As oftentimes is the case, an inner quest for something more meaningful starts out with judging and criticizing. Case in point: I started to shrink from things that would draw attention; that could be used to “advertise” Christianity; that could showboat the “outside of a person’s cup” while the dregs of ego settled to the bottom. Even the simple act of wearing a cross around my neck felt arrogant, showy, even “vulgar.” A sign or bumper sticker on a car … forget about it!
But then, as God does, something came over me – right in the throws of my hysterical judgmental “hissy fit” …which I was almost enjoying. Trying to have some semblance of a Lenten observance, I came across an explanation of the crucifixion that knocked the wind out of my sails. To quote Richard Rohr:
The compassionate holding of essential meaninglessness and tragedy, as Jesus does on the cross, is the final and triumphant resolution of all the dichotomies that we ourselves must face in our own lives.
In other words, all the suffering we encounter, whether by our own choices or as the result of the brutality of the free will of others; all the tragedy that comes from the realistic and inevitable result of forces outside our control (illness, birth defects, natural disasters), are all held in an embrace – depicted in the outstretched arms of Jesus hanging on the cross. Jesus, in my opinion, was not a sacrifice of an innocent lamb to a vengeful god! He did not “pay the price” for our sins! His life was not a “ransom” for our own!
[Stay with me here just for a few more lines.]

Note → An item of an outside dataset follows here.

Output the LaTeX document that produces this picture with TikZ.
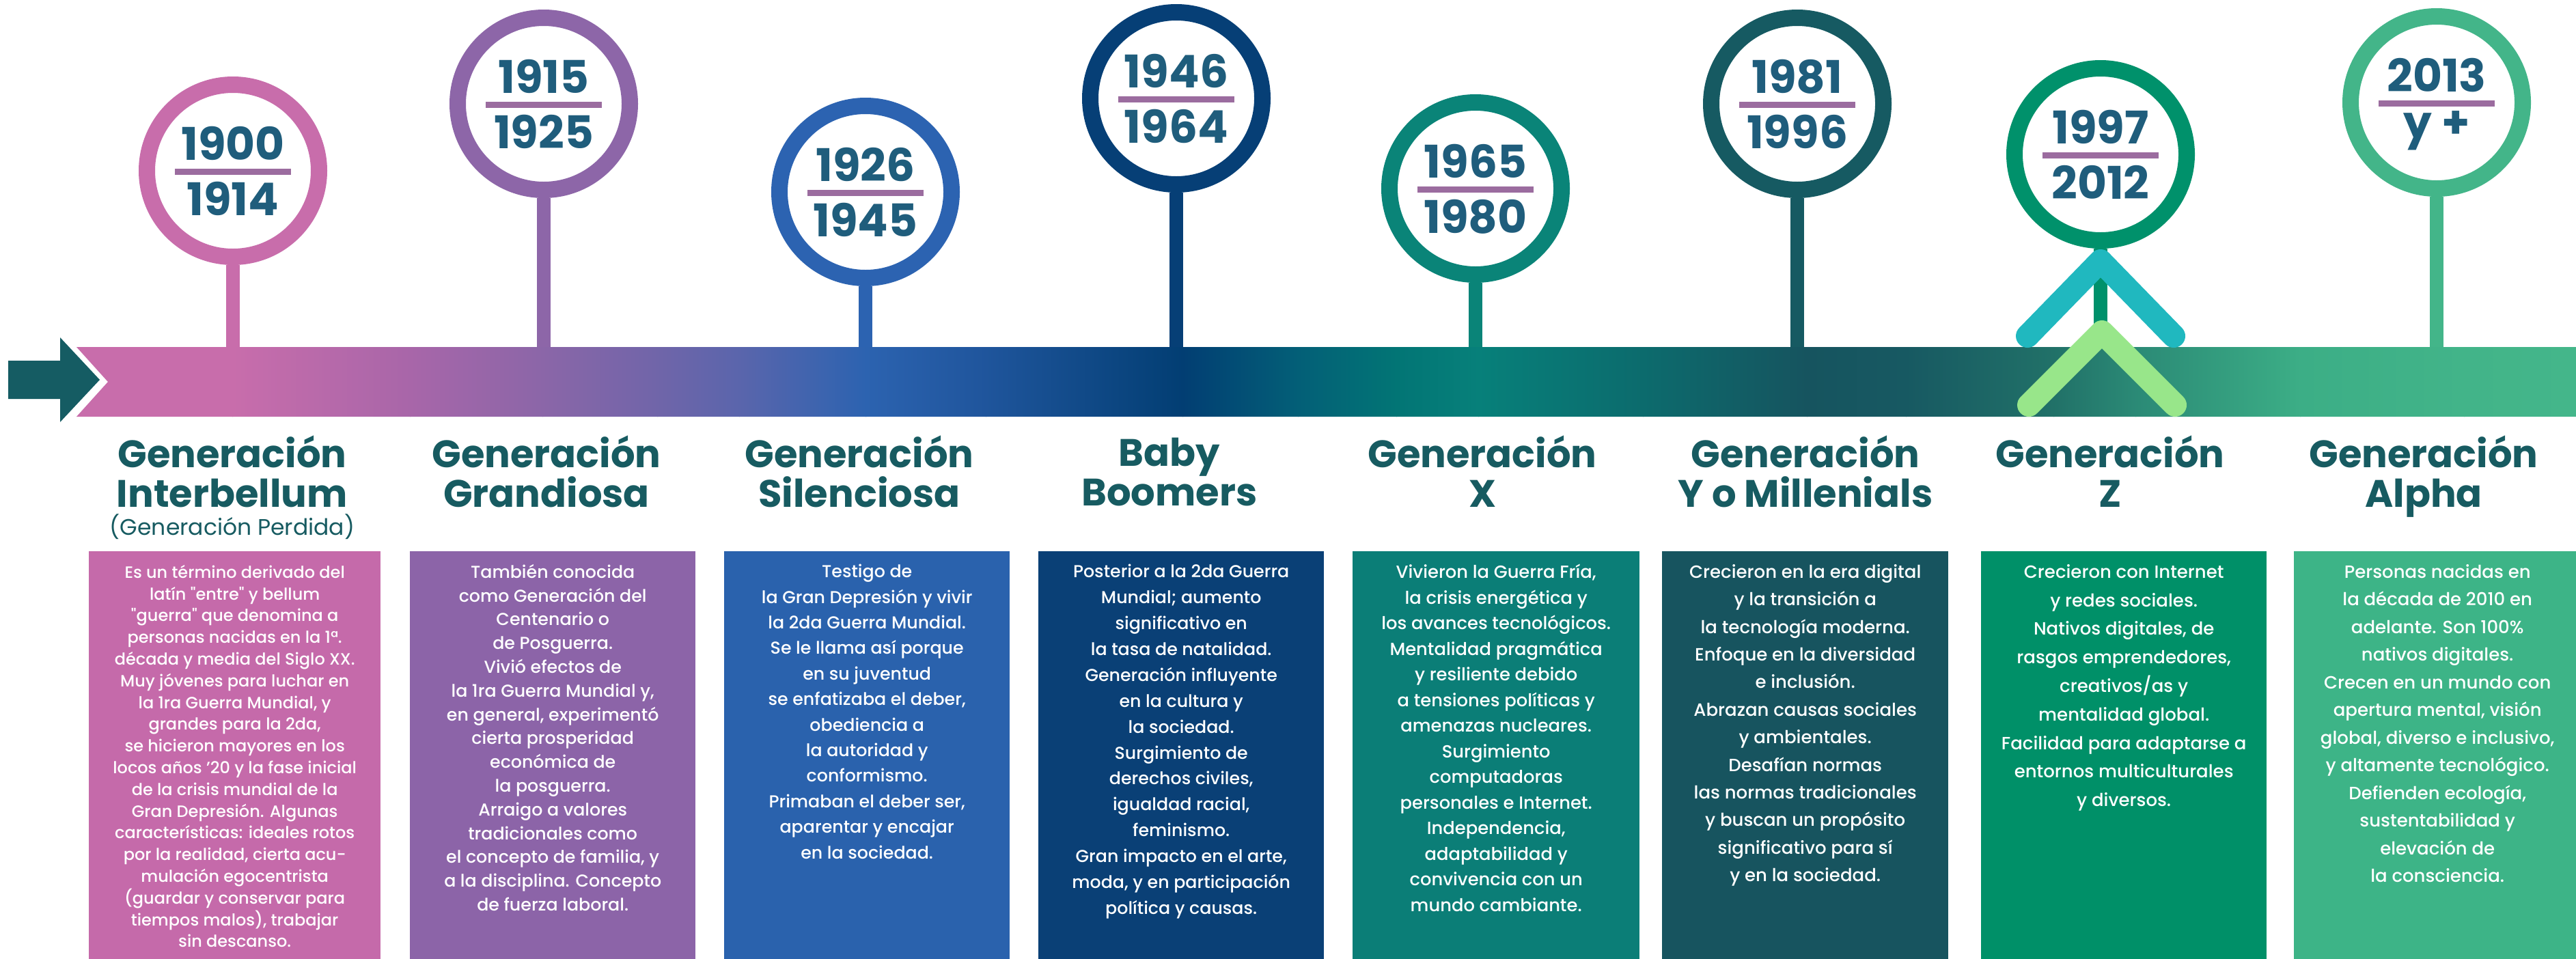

Jesus suffered all the horrendous treatment by both the religious leaders as well as the Romans who actually put him to death to exemplify the truth that we never “read to the end of the story!” We get so caught up with the details, we miss the “connector” …the bridge that actually leads to resurrection: His then … ours now. Jesus’ arms are embracing his accusers and torturers with compassion that was “chosen.” In that choice, all bitterness and anger dissolve.

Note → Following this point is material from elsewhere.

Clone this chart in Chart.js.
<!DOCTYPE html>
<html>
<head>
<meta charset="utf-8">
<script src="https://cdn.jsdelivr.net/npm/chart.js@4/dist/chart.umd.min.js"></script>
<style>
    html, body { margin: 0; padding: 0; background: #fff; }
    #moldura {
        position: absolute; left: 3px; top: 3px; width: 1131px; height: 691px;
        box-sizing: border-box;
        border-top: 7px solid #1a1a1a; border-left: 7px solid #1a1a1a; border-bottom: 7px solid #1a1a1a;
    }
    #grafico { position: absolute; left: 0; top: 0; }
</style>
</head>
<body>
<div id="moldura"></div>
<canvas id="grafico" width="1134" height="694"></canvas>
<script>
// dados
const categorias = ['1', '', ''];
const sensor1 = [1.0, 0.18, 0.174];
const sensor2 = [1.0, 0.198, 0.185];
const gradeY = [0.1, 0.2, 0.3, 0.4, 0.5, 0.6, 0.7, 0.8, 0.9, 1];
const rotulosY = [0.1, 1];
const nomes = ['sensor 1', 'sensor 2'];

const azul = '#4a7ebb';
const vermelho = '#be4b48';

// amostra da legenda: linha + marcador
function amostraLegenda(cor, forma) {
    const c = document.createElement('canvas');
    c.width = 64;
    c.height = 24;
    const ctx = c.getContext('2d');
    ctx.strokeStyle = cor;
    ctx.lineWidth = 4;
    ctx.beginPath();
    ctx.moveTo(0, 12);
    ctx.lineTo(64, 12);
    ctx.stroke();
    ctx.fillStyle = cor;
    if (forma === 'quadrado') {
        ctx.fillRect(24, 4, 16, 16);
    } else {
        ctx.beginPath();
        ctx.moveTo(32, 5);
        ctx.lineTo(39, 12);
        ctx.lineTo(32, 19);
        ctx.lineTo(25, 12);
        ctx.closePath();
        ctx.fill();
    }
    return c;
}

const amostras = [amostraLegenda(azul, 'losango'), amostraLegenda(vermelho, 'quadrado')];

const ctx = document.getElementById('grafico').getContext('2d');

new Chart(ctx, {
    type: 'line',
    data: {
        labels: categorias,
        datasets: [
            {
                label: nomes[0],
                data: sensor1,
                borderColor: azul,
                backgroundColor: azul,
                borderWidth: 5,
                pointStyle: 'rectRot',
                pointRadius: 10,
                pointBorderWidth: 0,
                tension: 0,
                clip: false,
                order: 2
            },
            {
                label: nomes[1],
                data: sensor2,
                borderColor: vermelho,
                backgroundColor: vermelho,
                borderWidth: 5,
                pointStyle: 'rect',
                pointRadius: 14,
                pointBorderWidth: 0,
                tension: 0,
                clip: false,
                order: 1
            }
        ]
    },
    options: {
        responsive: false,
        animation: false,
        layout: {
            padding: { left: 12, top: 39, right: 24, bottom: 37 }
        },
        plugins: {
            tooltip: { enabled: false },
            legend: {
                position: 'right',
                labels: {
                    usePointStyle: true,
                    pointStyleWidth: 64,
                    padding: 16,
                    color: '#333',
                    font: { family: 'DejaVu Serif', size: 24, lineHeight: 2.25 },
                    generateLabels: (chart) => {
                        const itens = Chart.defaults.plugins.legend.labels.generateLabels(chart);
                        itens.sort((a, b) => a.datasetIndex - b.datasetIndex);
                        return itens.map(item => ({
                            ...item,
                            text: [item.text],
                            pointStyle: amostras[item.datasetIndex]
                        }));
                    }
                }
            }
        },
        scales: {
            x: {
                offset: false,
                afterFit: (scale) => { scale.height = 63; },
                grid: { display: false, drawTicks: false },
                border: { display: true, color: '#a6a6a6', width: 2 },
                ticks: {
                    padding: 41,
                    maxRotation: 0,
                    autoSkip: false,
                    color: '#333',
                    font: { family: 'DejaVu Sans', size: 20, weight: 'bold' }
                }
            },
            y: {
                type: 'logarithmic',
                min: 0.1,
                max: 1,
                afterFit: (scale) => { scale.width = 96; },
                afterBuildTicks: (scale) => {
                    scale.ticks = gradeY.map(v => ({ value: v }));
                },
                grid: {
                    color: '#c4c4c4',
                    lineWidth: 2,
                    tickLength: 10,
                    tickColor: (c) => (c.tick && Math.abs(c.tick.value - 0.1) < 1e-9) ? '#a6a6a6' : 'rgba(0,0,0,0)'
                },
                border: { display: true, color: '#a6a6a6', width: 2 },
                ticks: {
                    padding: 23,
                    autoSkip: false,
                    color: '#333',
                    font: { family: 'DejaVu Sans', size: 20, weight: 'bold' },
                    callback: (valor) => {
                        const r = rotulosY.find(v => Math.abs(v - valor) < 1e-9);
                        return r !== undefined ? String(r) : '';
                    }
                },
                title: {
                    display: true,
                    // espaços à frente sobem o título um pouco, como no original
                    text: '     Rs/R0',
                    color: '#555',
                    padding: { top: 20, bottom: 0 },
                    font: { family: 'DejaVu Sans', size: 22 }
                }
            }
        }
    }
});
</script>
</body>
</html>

His purpose for dying on the cross was to show us that by accepting the paradoxes and sufferings of life with compassion, we will be free – we will be “saved” to live a new life of resurrection. This isn’t some “pie in the sky” notion that we will welcome trouble or tragedy into our lives with open arms! We will still be sad or devastated or angry or afraid (surely in his humanness, Jesus was all that and more!) …. but with the intention of accepting what’s on our plate with compassion, we will make it through – we will know resurrection – we will experience the love of God – and we will be “resurrected” many times before our lives on this earthly plane are over. To me, this is the purpose of why Jesus lived – and died.

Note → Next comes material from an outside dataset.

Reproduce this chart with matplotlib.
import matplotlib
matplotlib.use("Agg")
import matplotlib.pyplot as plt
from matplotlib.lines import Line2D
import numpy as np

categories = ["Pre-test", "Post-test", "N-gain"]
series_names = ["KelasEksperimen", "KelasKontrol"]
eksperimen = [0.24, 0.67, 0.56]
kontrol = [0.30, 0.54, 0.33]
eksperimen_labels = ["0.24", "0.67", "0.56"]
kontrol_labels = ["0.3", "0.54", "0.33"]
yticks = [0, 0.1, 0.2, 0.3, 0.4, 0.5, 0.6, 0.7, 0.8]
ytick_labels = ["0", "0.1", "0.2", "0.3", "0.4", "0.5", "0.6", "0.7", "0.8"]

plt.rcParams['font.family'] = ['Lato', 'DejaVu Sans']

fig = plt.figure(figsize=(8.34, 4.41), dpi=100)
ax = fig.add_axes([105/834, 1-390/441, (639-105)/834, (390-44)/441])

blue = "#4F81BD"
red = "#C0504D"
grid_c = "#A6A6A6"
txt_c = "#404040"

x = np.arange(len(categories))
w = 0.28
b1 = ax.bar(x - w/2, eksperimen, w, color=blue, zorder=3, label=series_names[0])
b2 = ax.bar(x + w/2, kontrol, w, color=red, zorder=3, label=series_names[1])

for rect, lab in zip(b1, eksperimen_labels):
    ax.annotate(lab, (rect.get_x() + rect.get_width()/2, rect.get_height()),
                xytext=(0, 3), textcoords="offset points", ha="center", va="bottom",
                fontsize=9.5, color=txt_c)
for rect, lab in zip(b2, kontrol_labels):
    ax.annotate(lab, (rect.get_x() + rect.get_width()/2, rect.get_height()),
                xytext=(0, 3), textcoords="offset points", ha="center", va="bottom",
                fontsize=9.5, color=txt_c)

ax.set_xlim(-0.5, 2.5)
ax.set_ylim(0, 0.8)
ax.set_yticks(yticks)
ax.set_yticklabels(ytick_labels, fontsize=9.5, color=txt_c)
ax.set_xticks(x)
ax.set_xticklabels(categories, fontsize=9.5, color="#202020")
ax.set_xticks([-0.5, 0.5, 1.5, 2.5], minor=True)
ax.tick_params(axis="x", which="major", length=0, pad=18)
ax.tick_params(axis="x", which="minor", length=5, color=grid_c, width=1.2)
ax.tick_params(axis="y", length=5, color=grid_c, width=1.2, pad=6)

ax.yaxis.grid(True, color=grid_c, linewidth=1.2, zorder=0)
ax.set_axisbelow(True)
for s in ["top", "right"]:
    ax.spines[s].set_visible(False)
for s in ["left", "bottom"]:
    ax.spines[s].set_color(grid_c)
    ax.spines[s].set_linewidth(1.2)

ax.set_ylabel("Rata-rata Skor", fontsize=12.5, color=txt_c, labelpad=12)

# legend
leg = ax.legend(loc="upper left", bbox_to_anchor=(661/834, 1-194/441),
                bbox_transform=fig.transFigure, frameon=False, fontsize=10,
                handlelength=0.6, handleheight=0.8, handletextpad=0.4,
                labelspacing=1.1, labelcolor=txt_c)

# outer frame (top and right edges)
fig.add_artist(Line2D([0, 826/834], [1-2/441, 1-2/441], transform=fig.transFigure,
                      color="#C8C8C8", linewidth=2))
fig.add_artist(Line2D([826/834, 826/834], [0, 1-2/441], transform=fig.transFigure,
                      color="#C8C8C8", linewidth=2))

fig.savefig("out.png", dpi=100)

Truly it is God’s grace that gives us the urge to have that intention in the first place; but how often we brush aside the “Butterfly” from our sleeve … run from the “Hound of Heaven” … crouch low to avoid the “Wind of the Wild Goose.” It’s so very easy to miss God’s promptings. In my own case, how very shallow and egotistical my view has been.
Perhaps, though, I needed to be that way so that in finally recognizing my ignorance – by looking at it with compassion now that a better way has been revealed to me – I can truly begin to cherish the “cross” in whatever form I find it. Whether it is on the back of a truck – the median of a highway – the wall of a church – hanging around someone’s neck …. wherever! … it will cause me to pause; to take a breath and remember to embrace my own life’s paradox with compassion as I walk along the way toward my own resurrection.
1 comment
I loved what you wrote – and I see that you have a horror of the idea of a vengeful God….I am not sure quite why you have thought that by Jesus willingly giving himself for us to die on the cross – taking upon himself our sin – the load of all that we ourselves can do nothing about…that that is somehow “bad” – not good. Although I believe God through Jesus accomplished so much on the cross, this is by far for me that which hits my heart with love, that he died for me, in my place…It is the first and continuing step of understanding the welcome arms with God. I really like what you say about the way Jesus approached the suffering he endured and how he “chose” this – and how this is an example for us, and helps us to accept the many paradoxes and sufferings of our own lives.